What I would like to be able to do is omit the explicit name and parent arguments, something like:

class CustomNode(TreeNode):
    def __init__(self):
        self.foo = TreeNode()
        self.bar = TreeNode()

root = TreeNode(parent=None)
root.a = CustomNode()

I have a partial solution at the moment where I have TreeNode.__setattr__() check to see if it is assigning a new TreeNode and if so name it and register it; but one shortcoming is that TreeNode.__init__() cannot know its name or parent until after it returns, which would be preferable.

I am wondering if there is some neat way to do what I want, using metclasses or some other feature of the language.

Solution

Ordinarily, there is no way to do that. And in Python, a "name" is just a reference to the actual object - it could have several names pointing to it as in x = y = z = MyNode(), or no name at all - if the object is put inside a data structure like in mylist.append(MyNode()) .

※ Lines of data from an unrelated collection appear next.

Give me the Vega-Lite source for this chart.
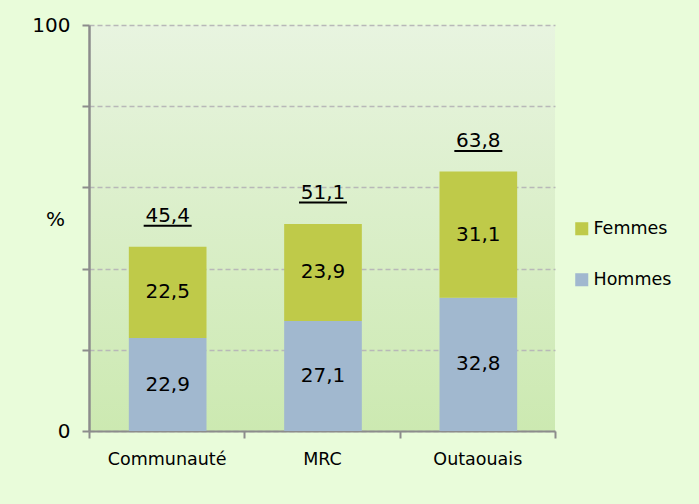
{
  "$schema": "https://vega.github.io/schema/vega-lite/v6.json",
  "width": 466,
  "height": 406,
  "autosize": {"type": "none"},
  "padding": {"left": 89, "top": 25, "right": 144, "bottom": 73},
  "background": "#e9fcda",
  "config": {
    "font": "DejaVu Sans",
    "locale": {"number": {"decimal": ",", "thousands": " ", "grouping": [3], "currency": ["", " $"]}},
    "view": {"stroke": null, "fill": {"gradient": "linear", "x1": 0, "y1": 0, "x2": 0, "y2": 1, "stops": [{"offset": 0, "color": "#e8f4e0"}, {"offset": 1, "color": "#cce9b1"}]}}
  },
  "datasets": {
    "parts": [
      {"zone": "Communauté", "sexe": "Hommes", "ordre": 1, "valeur": 22.9},
      {"zone": "Communauté", "sexe": "Femmes", "ordre": 2, "valeur": 22.5},
      {"zone": "MRC", "sexe": "Hommes", "ordre": 1, "valeur": 27.1},
      {"zone": "MRC", "sexe": "Femmes", "ordre": 2, "valeur": 23.9},
      {"zone": "Outaouais", "sexe": "Hommes", "ordre": 1, "valeur": 32.8},
      {"zone": "Outaouais", "sexe": "Femmes", "ordre": 2, "valeur": 31.1}
    ],
    "totals": [
      {"zone": "Communauté", "total": 45.4},
      {"zone": "MRC", "total": 51.1},
      {"zone": "Outaouais", "total": 63.8}
    ]
  },
  "encoding": {
    "x": {
      "field": "zone", "type": "nominal", "sort": null,
      "scale": {"paddingInner": 0, "paddingOuter": 0},
      "axis": {
        "title": null, "labelAngle": 0, "labelFontSize": 17.5, "labelColor": "#000000",
        "domainColor": "#8c8c8c", "domainWidth": 2, "tickColor": "#8c8c8c", "tickWidth": 2,
        "tickSize": 7, "tickBand": "extent", "labelPadding": 12
      }
    }
  },
  "layer": [
    {
      "data": {"name": "parts"},
      "mark": {"type": "bar", "width": {"band": 0.5}, "xOffset": 1},
      "encoding": {
        "y": {
          "field": "valeur", "type": "quantitative", "stack": "zero",
          "scale": {"domain": [0, 100], "nice": false},
          "axis": {
            "values": [0, 20, 40, 60, 80, 100],
            "labelExpr": "datum.value == 0 || datum.value == 100 ? datum.label : ''",
            "labelFontSize": 20, "labelColor": "#000000", "labelPadding": 12,
            "domainColor": "#8c8c8c", "domainWidth": 2.5, "tickColor": "#8c8c8c", "tickWidth": 2, "tickSize": 7,
            "grid": true, "gridColor": "#b8b8b8", "gridDash": [5, 3], "gridWidth": 1.5,
            "title": "%", "titleAngle": 0, "titleX": -34, "titleY": 194, "titleFontSize": 20,
            "titleFontWeight": "normal", "titleAlign": "center", "titleBaseline": "middle"
          }
        },
        "color": {
          "field": "sexe", "type": "nominal",
          "scale": {"domain": ["Femmes", "Hommes"], "range": ["#bfca49", "#a1b8cf"]},
          "legend": {
            "orient": "none", "legendX": 484, "legendY": 195, "title": null,
            "symbolType": "square", "symbolSize": 170, "symbolStrokeWidth": 0,
            "labelFontSize": 17.5, "labelColor": "#000000", "rowPadding": 32, "labelOffset": 3
          }
        },
        "order": {"field": "ordre", "type": "quantitative"}
      }
    },
    {
      "data": {"name": "parts"},
      "mark": {"type": "text", "fontSize": 20, "color": "#000000", "xOffset": 1},
      "encoding": {
        "y": {"field": "valeur", "type": "quantitative", "stack": "zero", "bandPosition": 0.5},
        "text": {"field": "valeur", "type": "quantitative", "format": ".1f"},
        "order": {"field": "ordre", "type": "quantitative"}
      }
    },
    {
      "data": {"name": "totals"},
      "mark": {"type": "text", "fontSize": 20, "color": "#000000", "baseline": "alphabetic", "dy": -25, "xOffset": 1},
      "encoding": {
        "y": {"field": "total", "type": "quantitative"},
        "text": {"field": "total", "type": "quantitative", "format": ".1f"}
      }
    },
    {
      "data": {"name": "totals"},
      "mark": {"type": "tick", "size": 48, "thickness": 2, "color": "#000000", "opacity": 1, "yOffset": -21, "xOffset": 1},
      "encoding": {
        "y": {"field": "total", "type": "quantitative"}
      }
    }
  ]
}
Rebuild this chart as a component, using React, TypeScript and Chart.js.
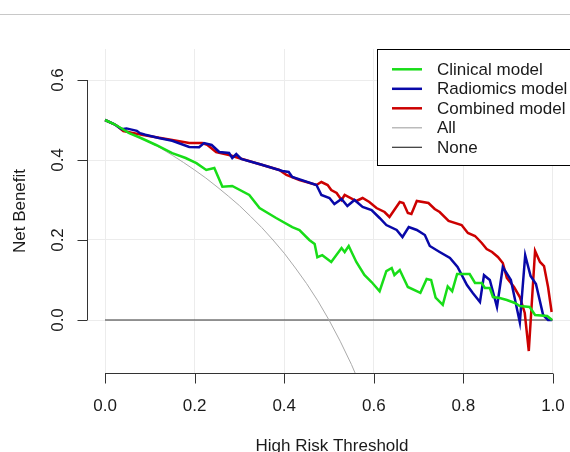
import React, { useEffect, useRef } from 'react';
import { Chart, registerables } from 'chart.js';

Chart.register(...registerables);

// ---- Data ----
const clinicalT = [0, 0.02, 0.04, 0.054, 0.08, 0.114, 0.15, 0.18, 0.204, 0.226, 0.244, 0.262, 0.284, 0.322, 0.345, 0.382, 0.418, 0.434, 0.456, 0.468, 0.474, 0.485, 0.505, 0.528, 0.535, 0.544, 0.561, 0.579, 0.595, 0.613, 0.628, 0.64, 0.646, 0.658, 0.676, 0.704, 0.718, 0.728, 0.738, 0.754, 0.765, 0.775, 0.786, 0.814, 0.826, 0.841, 0.848, 0.859, 0.866, 0.881, 0.897, 0.915, 0.926, 0.948, 0.96, 0.987, 0.998];
const clinicalNB = [0.5, 0.49, 0.477, 0.467, 0.455, 0.4375, 0.417, 0.405, 0.392, 0.375, 0.38, 0.333, 0.335, 0.3125, 0.28, 0.255, 0.232, 0.225, 0.2, 0.19, 0.157, 0.162, 0.145, 0.18, 0.17, 0.185, 0.145, 0.1125, 0.095, 0.072, 0.122, 0.13, 0.1125, 0.125, 0.0825, 0.068, 0.1025, 0.1, 0.056, 0.038, 0.084, 0.072, 0.115, 0.115, 0.0925, 0.0925, 0.08, 0.08, 0.0575, 0.055, 0.05, 0.0425, 0.035, 0.0325, 0.0125, 0.01, 0];

const radiomicsT = [0, 0.02, 0.037, 0.048, 0.071, 0.078, 0.09, 0.12, 0.15, 0.188, 0.21, 0.221, 0.238, 0.255, 0.277, 0.284, 0.293, 0.304, 0.35, 0.396, 0.41, 0.418, 0.472, 0.483, 0.501, 0.512, 0.528, 0.541, 0.557, 0.575, 0.595, 0.613, 0.628, 0.651, 0.664, 0.678, 0.696, 0.714, 0.725, 0.747, 0.77, 0.787, 0.808, 0.821, 0.837, 0.846, 0.859, 0.875, 0.888, 0.906, 0.926, 0.938, 0.95, 0.962, 0.978, 0.989, 0.998];
const radiomicsNB = [0.5, 0.49, 0.477, 0.479, 0.473, 0.467, 0.463, 0.455, 0.448, 0.4325, 0.432, 0.4425, 0.4375, 0.42, 0.4175, 0.405, 0.415, 0.4025, 0.388, 0.3725, 0.37, 0.3575, 0.3375, 0.3125, 0.305, 0.29, 0.3025, 0.285, 0.3, 0.2825, 0.275, 0.255, 0.2375, 0.225, 0.2075, 0.2325, 0.225, 0.2125, 0.185, 0.17, 0.155, 0.1325, 0.0875, 0.0675, 0.045, 0.112, 0.1, 0.0325, 0.1325, 0.1, -0.006, 0.162, 0.11, 0.09, 0.0125, 0, 0];

const combinedT = [0, 0.025, 0.041, 0.085, 0.15, 0.188, 0.217, 0.228, 0.248, 0.277, 0.306, 0.389, 0.405, 0.434, 0.472, 0.483, 0.497, 0.505, 0.517, 0.528, 0.535, 0.561, 0.575, 0.59, 0.606, 0.624, 0.635, 0.658, 0.666, 0.676, 0.684, 0.696, 0.722, 0.736, 0.747, 0.767, 0.796, 0.81, 0.826, 0.841, 0.852, 0.864, 0.877, 0.888, 0.897, 0.913, 0.926, 0.937, 0.946, 0.96, 0.971, 0.98, 0.989, 0.997];
const combinedNB = [0.5, 0.487, 0.472, 0.4625, 0.45, 0.4425, 0.4425, 0.438, 0.42, 0.4125, 0.4025, 0.375, 0.3625, 0.35, 0.3375, 0.345, 0.3375, 0.325, 0.3175, 0.3, 0.3125, 0.2975, 0.305, 0.295, 0.28, 0.27, 0.2575, 0.295, 0.2925, 0.2675, 0.265, 0.2975, 0.2925, 0.2775, 0.27, 0.2475, 0.2375, 0.2175, 0.21, 0.1925, 0.1775, 0.17, 0.1575, 0.1425, 0.105, 0.0825, 0.0575, 0.0175, -0.0775, 0.1725, 0.145, 0.135, 0.0825, 0.02];

const allT = [0, 0.025, 0.05, 0.075, 0.1, 0.125, 0.15, 0.175, 0.2, 0.225, 0.25, 0.275, 0.3, 0.325, 0.35, 0.375, 0.4, 0.425, 0.45, 0.475, 0.5, 0.525, 0.55, 0.575];
const allNB = [0.5, 0.487, 0.474, 0.459, 0.444, 0.429, 0.412, 0.394, 0.375, 0.355, 0.333, 0.31, 0.286, 0.259, 0.231, 0.2, 0.167, 0.13, 0.091, 0.048, 0, -0.053, -0.111, -0.176];

const noneT = [0, 1];
const noneNB = [0, 0];

const xTicks = [0, 0.2, 0.4, 0.6, 0.8, 1.0];
const yTicks = [0, 0.2, 0.4, 0.6];
const seriesLabels = ['Clinical model', 'Radiomics model', 'Combined model', 'All', 'None'];
const seriesColors = ['#18dd18', '#0808a8', '#cc0000', '#aaaaaa', '#333333'];
const seriesWidths = [2.5, 2.5, 2.5, 1, 1.2];

const xTitle = 'High Risk Threshold';
const yTitle = 'Net Benefit';

const FONT = '17px "Liberation Sans", Arial, Helvetica, sans-serif';
const TEXT = '#1a1a1a';

const toPoints = (xs: number[], ys: number[]) => xs.map((x, i) => ({ x, y: ys[i] }));

const rAxesPlugin = {
  id: 'rAxes',
  afterDraw(chart: any) {
    const { ctx, chartArea, scales } = chart;
    const xs = scales.x;
    const ys = scales.y;
    ctx.save();
    ctx.strokeStyle = '#333333';
    ctx.lineWidth = 1;
    // x axis
    const axY = chartArea.bottom + 0.5;
    ctx.beginPath();
    ctx.moveTo(xs.getPixelForValue(xTicks[0]), axY);
    ctx.lineTo(xs.getPixelForValue(xTicks[xTicks.length - 1]), axY);
    xTicks.forEach((v) => {
      const px = Math.round(xs.getPixelForValue(v)) + 0.5;
      ctx.moveTo(px, axY);
      ctx.lineTo(px, axY + 10);
    });
    // y axis
    const axX = chartArea.left - 0.5;
    ctx.moveTo(axX, ys.getPixelForValue(yTicks[0]));
    ctx.lineTo(axX, ys.getPixelForValue(yTicks[yTicks.length - 1]));
    yTicks.forEach((v) => {
      const py = Math.round(ys.getPixelForValue(v)) + 0.5;
      ctx.moveTo(axX, py);
      ctx.lineTo(axX - 10, py);
    });
    ctx.stroke();

    ctx.fillStyle = TEXT;
    ctx.font = FONT;
    ctx.textAlign = 'center';
    ctx.textBaseline = 'alphabetic';
    xTicks.forEach((v) => {
      ctx.fillText(v.toFixed(1), xs.getPixelForValue(v), 411);
    });
    ctx.fillText(xTitle, 332, 451);

    yTicks.forEach((v) => {
      ctx.save();
      ctx.translate(63, ys.getPixelForValue(v));
      ctx.rotate(-Math.PI / 2);
      ctx.fillText(v.toFixed(1), 0, 0);
      ctx.restore();
    });
    ctx.save();
    ctx.translate(25, (chartArea.top + chartArea.bottom) / 2);
    ctx.rotate(-Math.PI / 2);
    ctx.fillText(yTitle, 0, 0);
    ctx.restore();

    // legend box
    const bx = 377.5, by = 49.5, bw = 200, bh = 116;
    ctx.fillStyle = '#ffffff';
    ctx.fillRect(bx, by, bw, bh);
    ctx.strokeStyle = '#000000';
    ctx.lineWidth = 1;
    ctx.strokeRect(bx, by, bw, bh);
    ctx.textAlign = 'left';
    ctx.textBaseline = 'middle';
    seriesLabels.forEach((lab, i) => {
      const y = 69.3 + i * 19.5;
      ctx.strokeStyle = seriesColors[i];
      ctx.lineWidth = i < 3 ? 2.5 : 1.2;
      ctx.beginPath();
      ctx.moveTo(392, y);
      ctx.lineTo(422, y);
      ctx.stroke();
      ctx.fillStyle = TEXT;
      ctx.fillText(lab, 437, y + 1);
    });
    ctx.restore();
  },
};

export default function App() {
  const ref = useRef<HTMLCanvasElement | null>(null);

  useEffect(() => {
    if (!ref.current) return;
    const seriesData = [
      toPoints(clinicalT, clinicalNB),
      toPoints(radiomicsT, radiomicsNB),
      toPoints(combinedT, combinedNB),
      toPoints(allT, allNB),
      toPoints(noneT, noneNB),
    ];
    const chart = new Chart(ref.current, {
      type: 'line',
      data: {
        datasets: seriesData.map((d, i) => ({
          label: seriesLabels[i],
          data: d,
          borderColor: seriesColors[i],
          backgroundColor: seriesColors[i],
          borderWidth: seriesWidths[i],
          pointRadius: 0,
          tension: 0,
          fill: false,
          order: i < 3 ? i : 10 + i,
        })),
      },
      options: {
        animation: false,
        responsive: false,
        maintainAspectRatio: false,
        devicePixelRatio: 1,
        layout: { padding: { left: 88, top: 49, right: 0, bottom: 79 } },
        plugins: { legend: { display: false }, tooltip: { enabled: false } },
        scales: {
          x: {
            type: 'linear',
            min: -0.038,
            max: 1.038,
            afterBuildTicks: (s: any) => { s.ticks = xTicks.map((v) => ({ value: v })); },
            afterFit: (s: any) => { s.height = 0; },
            ticks: { display: false },
            border: { display: false },
            grid: { color: '#ececec', lineWidth: 1, drawTicks: false },
          },
          y: {
            type: 'linear',
            min: -0.1325,
            max: 0.6775,
            afterBuildTicks: (s: any) => { s.ticks = yTicks.map((v) => ({ value: v })); },
            afterFit: (s: any) => { s.width = 0; },
            ticks: { display: false },
            border: { display: false },
            grid: { color: '#ececec', lineWidth: 1, drawTicks: false },
          },
        },
      },
      plugins: [rAxesPlugin],
    });
    return () => chart.destroy();
  }, []);

  return (
    <div style={{ position: 'absolute', left: 0, top: 0, width: 570, height: 452, background: '#fff' }}>
      <div style={{ position: 'absolute', left: 0, top: 14, width: 570, height: 1, background: '#c8c8c8' }} />
      <canvas ref={ref} width={570} height={452} style={{ position: 'absolute', left: 0, top: 0, width: 570, height: 452 }} />
    </div>
  );
}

So, keep in mind that even native structures from the language itself require one to repeat the name as string in cases like this - for example, when creating namedtuples (point = namedtuple("point", "x y")) or when creating classes programatically, by calling type as in MyClass = type("MyClass", (), {})

Of course, Python having the introspection capabilities it does, it would be possible for the constructor from TreeNode to retrieve the function from which it was called, by using sys._getframe(), then retrieve the text of the source code, and if it would be a simple well formed line like self.foo = TreeNode(), to extract the name foo from there manipulating the string. you should not do that, due to the considerations given above. (and the source code may not always be available to the running program, in which case this method would not work)

If you are always creating the nodes inside methods, the second most straighforward thing to do seems to be adding a short method to do it. The most straightforward is still typing the name twice in cases like this, just as you are doing.

class CustomNode(TreeNode):
    def __init__(self):
        self.add_node("foo")
        self.add_noded("bar")
        excrafurbate(self.foo)  # attribute can be used, as it is set in the method
    def add_node(self, name):
        setattr(self, name, TreeNode(name=name, parent=self))

There are some exceptions in the language for typing names twice, though. The one meant for this kind of things is that fixed attributes in a class can have a special method (__set_name__) through which they get to know their name. However, they are set per_class, and if you need separate instances of TreeNode in each instance of CustomNode, some other code have to be put in so that the new nodes are instantiated in a lazy way, or when the container class is instantiated.

In this case,it looks like it is possible to simply create a new TreeNode instance whenever the attribute is accessed in a new instance: the mechanism of __set_name__ is the descriptor protocol - the same used by Python property builtin. If new nodes are created empty by default it is easy to do - and you then control their attributes:


class ClsTreeNode:
    def __set_name__(self, owner, name):
        self.name = name
        
    def __get__(self, instance, owner):
        if instance is None:
            return self
        value = getattr(instance, "_" + self.name, None)
        if value is None:
            value = TreeNode(name = self.name, parent=instance)
            setattr(instance, "_" + self.name, value)
        return value
    
    def __set__(self, instance, value):
        # if setting a new node is not desired, just raise a ValueError
        if not isinstance(value, TreeNode):
            raise TypeError("...")
        # adjust name in parent inside parent node
        # oterwise create a new one.
        # ...or accept the node content, and create the new TreeNode here, 
        # one is free to do whatever wanted.
        value.name = self.name
        value.patent = instance
        setattr(instance, "_" + self.name, value)



class  CustomNode(TreeNode):
    foo = ClsTreeNode()
    bar = ClsTreeNode()

This, as stated, will only work if ClsTreeNode is a class attribute - check the descriptor protocol docs for more details.

The other way of not having to type the name twice would again fall in the "hackish, do not use", that would be: abuse the class statement. With a proper custom metaclass, the class foo(metaclass=TreeNodeMeta): pass statement does not need to create a new class, and can instead return any new object - and the call to the metaclass __new__ method will be passed the name of the class. It would still have to resort to inspecting the Frame object in the call stack to findout about its parent (while, as can be seen above, by using the descriptor protocol, one does have the parent object for free).